Yukijorō (Snow Lady) — A Christian Ascetic Deep Dive

Christian ascetic theology reads Yukijorō as a manifestation of ambiguous mercy—a presence that grants strength or death without moral clarity, revealing the danger of power divorced from discernment.

What kind of gift strengthens the body while endangering the soul?


Lens Effect

Under this lens, Yukijorō appears as:
a cold benefactor whose gifts bypass repentance and judgment.

Primary effect on humans:
She tempts trust in extraordinary power without spiritual grounding.
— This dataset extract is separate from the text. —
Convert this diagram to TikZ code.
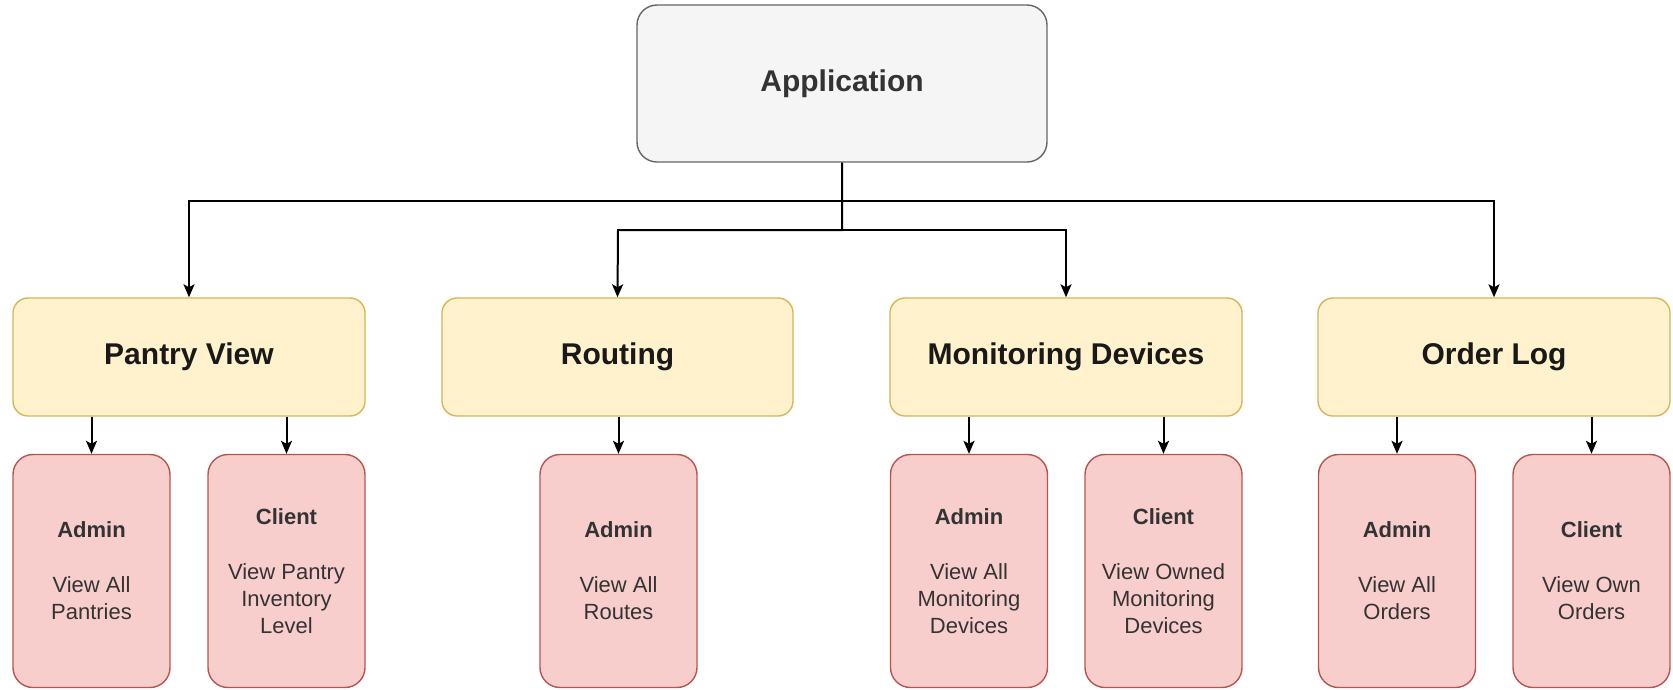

1. The Borrowed Child — Strength Without Sanctification

When Yukijorō places a baby into a person’s arms, granting superhuman strength, ascetic theology identifies a counterfeit empowerment. The strength does not arise from virtue, prayer, or obedience, but from contact with an uncanny source.

The Fathers warn that power received without ascetic struggle produces inflated confidence, not humility. What strengthens the flesh here bypasses the heart entirely, forming a gift that cannot be integrated into salvation.


2. Child-Eater — Inversion of Nurture

In her more violent form, Yukijorō consumes children. Ascetically, this marks a perversion of motherhood, where the giver of life becomes its destroyer. Such inversion is a classic sign of preternatural distortion, not demonic rage but corrupted order.

The same being that places a child into human arms also devours children herself—revealing a force that mimics care without possessing love.


3. Vanishing at Suspicion — Presence That Rejects Discernment

Yukijorō disappears the moment she is questioned. Ascetic theology treats this as decisive: truth does not flee scrutiny. Spirits aligned with deception cannot endure examination; they require passive acceptance.

The winter boundary—bridge, village edge, snowfall—marks a liminal testing ground, where the soul must choose vigilance over fascination. To doubt is to survive.


Final Reading

Under a Christian ascetic lens, Yukijorō is power without promise, mercy without covenant, and beauty without truth.


Lesson for the Reader

Do not accept strength that asks nothing of your conscience. What vanishes when questioned was never meant to save you.


“The gift that flees discernment carries no blessing within it.”